THE METABOLISM OF HYDROGEN BY EXTREMELY THERMOPHILIC, SULFUR-DEPENDENT BACTERIA

In just the last few years, a group of bacteria have been discovered that have the remarkable property of growing near and above 100°C. These extremely thermophilic organisms, defined here as having the ability to grow at 90°C with optimum growth at 80°C and above, have been isolated mainly from sulfur-rich, marine geothermal environments, both shallow and deep sea. They comprise over a dozen different genera, and except for one novel eubacterium, all may be classified as archaebacteria. The majority of the extremely thermophilic genera metabolize elemental sulfur (S°) and a survey of the various organisms reveals that most of them also depend upon the oxidation of hydrogen gas (H2) as an energy source. In addition, two extremely thermophilic genera are known that actively produce H2 as end-products of novel fermentative metabolisms.

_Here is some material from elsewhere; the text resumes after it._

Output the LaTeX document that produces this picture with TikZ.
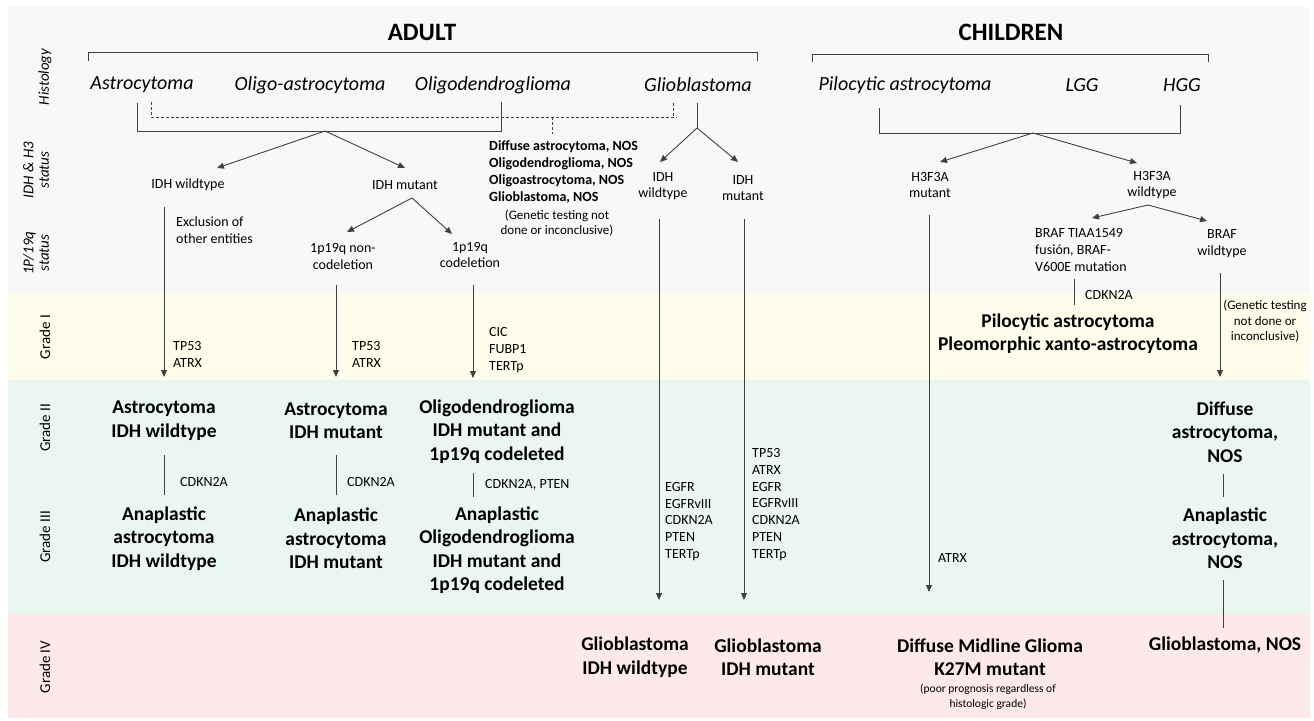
\documentclass[tikz,border=0pt]{standalone}
\usepackage{fontspec}
\setmainfont{Carlito}
\usetikzlibrary{arrows.meta}
\definecolor{linec}{HTML}{404040}
\definecolor{bggray}{HTML}{F8F8F8}
\definecolor{bgyel}{HTML}{FEFDEC}
\definecolor{bggreen}{HTML}{EAF7F0}
\definecolor{bgpink}{HTML}{FDE9E9}
\begin{document}
\begin{tikzpicture}[x=1pt,y=-1pt,
  ln/.style={draw=linec, line width=0.9pt},
  arr/.style={ln, -{Triangle[width=6pt,length=7pt]}},
  dsh/.style={ln, dash pattern=on 3pt off 2pt},
  head/.style={font=\fontsize{25}{29}\selectfont\bfseries, inner sep=0pt},
  hist/.style={font=\fontsize{20}{24}\selectfont\itshape, inner sep=0pt},
  sidei/.style={rotate=90, align=center, font=\fontsize{15}{15.5}\selectfont\itshape, inner sep=0pt},
  sideu/.style={rotate=90, align=center, font=\fontsize{15}{15.5}\selectfont, inner sep=0pt},
  lab/.style={align=center, font=\fontsize{14}{16.7}\selectfont, inner sep=0pt},
  labl/.style={align=left, anchor=west, font=\fontsize{14}{16.7}\selectfont, inner sep=0pt},
  nos/.style={align=left, anchor=west, font=\fontsize{14}{17}\selectfont\bfseries, inner sep=0pt},
  small/.style={align=center, font=\fontsize{13}{15.5}\selectfont, inner sep=0pt},
  tiny/.style={align=center, font=\fontsize{11.5}{15.5}\selectfont, inner sep=0pt},
  big/.style={align=center, font=\fontsize{19.5}{23.5}\selectfont\bfseries, inner sep=0pt}
]
\useasboundingbox (0,0) rectangle (1314,720);
\fill[white] (0,0) rectangle (1314,720);
\fill[bggray] (8,7) rectangle (1310,293);
\fill[bgyel] (8,293) rectangle (1310,380);
\fill[bggreen] (8,380) rectangle (1310,614);
\fill[bgpink] (8,614) rectangle (1310,718);

% side labels
\node[sidei] (sHist) at (45,77) {Histology};
\node[sidei] (sIDH) at (36,170) {IDH \& H3\\status};
\node[sidei] (s1p) at (36,253) {1P/19q\\status};
\node[sideu] (sG1) at (45,337) {Grade I};
\node[sideu] (sG2) at (45,428) {Grade II};
\node[sideu] (sG3) at (45,537) {Grade III};
\node[sideu] (sG4) at (45,667) {Grade IV};

% headings
\node[head] (adult) at (422,32) {ADULT};
\node[head] (children) at (1011,32) {CHILDREN};
\draw[ln] (88,61) -- (88,52) -- (757,52) -- (757,61);
\draw[ln] (812,62) -- (812,54) -- (1208,54) -- (1208,62);

% histology
\node[hist] (astro) at (142,85) {Astrocytoma};
\node[hist] (oligoastro) at (310,85) {Oligo-astrocytoma};
\node[hist] (oligo) at (493,85) {Oligodendroglioma};
\node[hist] (gbm) at (698,85) {Glioblastoma};
\node[hist] (pilo) at (905,85) {Pilocytic astrocytoma};
\node[hist] (lgg) at (1082,85) {LGG};
\node[hist] (hgg) at (1182,85) {HGG};

% adult brackets
\coordinate (bA1) at (137,103);
\coordinate (bA2) at (501,102);
\coordinate (apexA) at (325,131);
\draw[ln] (bA1) -- (137,131) -- (501,131) -- (bA2);
\coordinate (dA1) at (151,102);
\coordinate (dA2) at (673,103);
\coordinate (dDrop) at (552,134);
\draw[dsh] (dA1) -- (151,117) -- (677,117);
\draw[dsh] (dA2) -- (673,117);
\draw[dsh] (552,117) -- (dDrop);
\coordinate (gTop) at (697,103);
\coordinate (gApex) at (697,128);
\draw[ln] (gTop) -- (gApex);

% IDH status adult
\node[lab] (idhwt) at (188,185) {IDH wildtype};
\node[lab] (idhmut) at (405,185) {IDH mutant};
\coordinate (tIdhwt) at (217,168);
\coordinate (tIdhmut) at (405,168);
\draw[arr] (apexA) -- (tIdhwt);
\draw[arr] (apexA) -- (tIdhmut);

\node[nos] (nos) at (489,172.5) {Diffuse astrocytoma, NOS\\Oligodendroglioma, NOS\\Oligoastrocytoma, NOS\\Glioblastoma, NOS};
\node[small] (gtest1) at (557,223) {(Genetic testing not\\done or inconclusive)};

\node[lab] (gwt) at (663,186) {IDH\\wildtype};
\node[lab] (gmut) at (743,188) {IDH\\mutant};
\coordinate (tGwt) at (660,162);
\coordinate (tGmut) at (738,162);
\draw[arr] (gApex) -- (tGwt);
\draw[arr] (gApex) -- (tGmut);

% glioblastoma arrows
\coordinate (gwtS) at (659,219);
\coordinate (gwtE) at (659,600);
\coordinate (gmutS) at (744,219);
\coordinate (gmutE) at (744,600);
\draw[arr] (gwtS) -- (gwtE);
\draw[arr] (gmutS) -- (gmutE);
\node[labl] (egfr1) at (665,521.5) {EGFR\\EGFRvIII\\CDKN2A\\PTEN\\TERTp};
\node[labl] (egfr2) at (752,504.5) {TP53\\ATRX\\EGFR\\EGFRvIII\\CDKN2A\\PTEN\\TERTp};

% adult IDH wildtype path
\coordinate (wtS) at (164,207);
\coordinate (wtE) at (164,377);
\draw[arr] (wtS) -- (wtE);
\node[labl] (excl) at (176,230.5) {Exclusion of\\other entities};
\node[labl] (tp1) at (173,354.5) {TP53\\ATRX};

% IDH mutant split
\coordinate (mApex) at (412,198);
\coordinate (tNon) at (347,232);
\coordinate (tCod) at (452,234);
\draw[arr] (mApex) -- (tNon);
\draw[arr] (mApex) -- (tCod);
\node[lab] (non) at (343,256.5) {1p19q non-\\codeletion};
\node[lab] (cod) at (470,255) {1p19q\\codeletion};
\coordinate (nonS) at (336,285);
\coordinate (nonE) at (336,377);
\coordinate (codS) at (473,285);
\coordinate (codE) at (473,378);
\draw[arr] (nonS) -- (nonE);
\draw[arr] (codS) -- (codE);
\node[labl] (tp2) at (352,354.5) {TP53\\ATRX};
\node[labl] (cic) at (489,350) {CIC\\FUBP1\\TERTp};

% grade II / III adult
\node[big] (a1) at (164,420.5) {Astrocytoma\\IDH wildtype};
\node[big] (a2) at (336,420.5) {Astrocytoma\\IDH mutant};
\node[big] (o1) at (497,431.5) {Oligodendroglioma\\IDH mutant and\\1p19q codeleted};
\coordinate (l1a) at (164,455); \coordinate (l1b) at (164,495);
\coordinate (l2a) at (336,455); \coordinate (l2b) at (336,495);
\coordinate (l3a) at (473,473); \coordinate (l3b) at (473,497);
\draw[ln] (l1a) -- (l1b);
\draw[ln] (l2a) -- (l2b);
\draw[ln] (l3a) -- (l3b);
\node[labl] (ck1) at (180,482) {CDKN2A};
\node[labl] (ck2) at (347,482) {CDKN2A};
\node[labl] (ck3) at (485,485) {CDKN2A, PTEN};
\node[big] (aa1) at (164,538.5) {Anaplastic\\astrocytoma\\IDH wildtype};
\node[big] (aa2) at (336,538.5) {Anaplastic\\astrocytoma\\IDH mutant};
\node[big] (ao) at (497,550) {Anaplastic\\Oligodendroglioma\\IDH mutant and\\1p19q codeleted};

% children
\coordinate (cb1) at (879,108);
\coordinate (cb2) at (1180,105);
\coordinate (cApex) at (1033,133);
\draw[ln] (cb1) -- (879,133) -- (1180,133) -- (cb2);
\node[lab] (h3mut) at (930,185) {H3F3A\\mutant};
\node[lab] (h3wt) at (1152,185) {H3F3A\\wildtype};
\coordinate (tH3mut) at (940,162);
\coordinate (tH3wt) at (1137,163);
\draw[arr] (cApex) -- (tH3mut);
\draw[arr] (cApex) -- (tH3wt);
\coordinate (hmS) at (929,215);
\coordinate (hmE) at (929,592);
\draw[arr] (hmS) -- (hmE);
\node[labl] (atrx) at (938,558) {ATRX};

\coordinate (wApex) at (1148,205);
\coordinate (tBraf) at (1092,218);
\coordinate (tBrafwt) at (1207,221);
\draw[arr] (wApex) -- (tBraf);
\draw[arr] (wApex) -- (tBrafwt);
\node[labl] (braf) at (1035,250) {BRAF TIAA1549\\fusión, BRAF-\\V600E mutation};
\node[lab] (brafwt) at (1222,243.5) {BRAF\\wildtype};
\coordinate (ckA) at (1074,279); \coordinate (ckB) at (1074,305);
\draw[ln] (ckA) -- (ckB);
\node[labl] (ck4) at (1085,295) {CDKN2A};
\node[big] (pilo2) at (1068,333.5) {Pilocytic astrocytoma\\Pleomorphic xanto-astrocytoma};
\coordinate (bwS) at (1220,273);
\coordinate (bwE) at (1220,377);
\draw[arr] (bwS) -- (bwE);
\node[small] (gtest2) at (1265,321.5) {(Genetic testing\\not done or\\inconclusive)};
\node[big] (da) at (1225,432) {Diffuse\\astrocytoma,\\NOS};
\node[big] (ana) at (1225,538.5) {Anaplastic\\astrocytoma,\\NOS};
\coordinate (n1a) at (1223,474); \coordinate (n1b) at (1223,497);
\coordinate (n2a) at (1223,580); \coordinate (n2b) at (1223,628);
\draw[ln] (n1a) -- (n1b);
\draw[ln] (n2a) -- (n2b);

% grade IV
\node[big] (gb1) at (635,657) {Glioblastoma\\IDH wildtype};
\node[big] (gb2) at (768,657) {Glioblastoma\\IDH mutant};
\node[big] (dmg) at (990,657) {Diffuse Midline Glioma\\K27M mutant};
\node[tiny] (poor) at (988,697) {(poor prognosis regardless of\\histologic grade)};
\node[big] (gbnos) at (1225,645) {Glioblastoma, NOS};
\end{tikzpicture}
\end{document}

The enzyme hydrogenase, which is responsible for catalysing H2 activation and H2 production, appears to play several roles in electron and energy transfer during the growth of these organisms. Hydrogenase has so far been purified from only one extremely thermophilic species, from Pyrococcus furiosus (Topt = 100°C), and hydrogenase activity has been exmained in cell-free extracts of only a few others. However, a comparison of their properties with those of hydrogenases from mesophilic bacteria suggests that (a) the hydrogenase responsible for catalysing H2 oxidation in extremely thermophilic organisms may be an extremely thermostable version of the mesophilic enzyme, and (b) a new type of 'evolution' hydrogenase, lacking the NiS or FeS catalytic sites of the mesophilic enzymes, is required for catalysing H2 evolution at temperatures near and above 100°C. © 1990.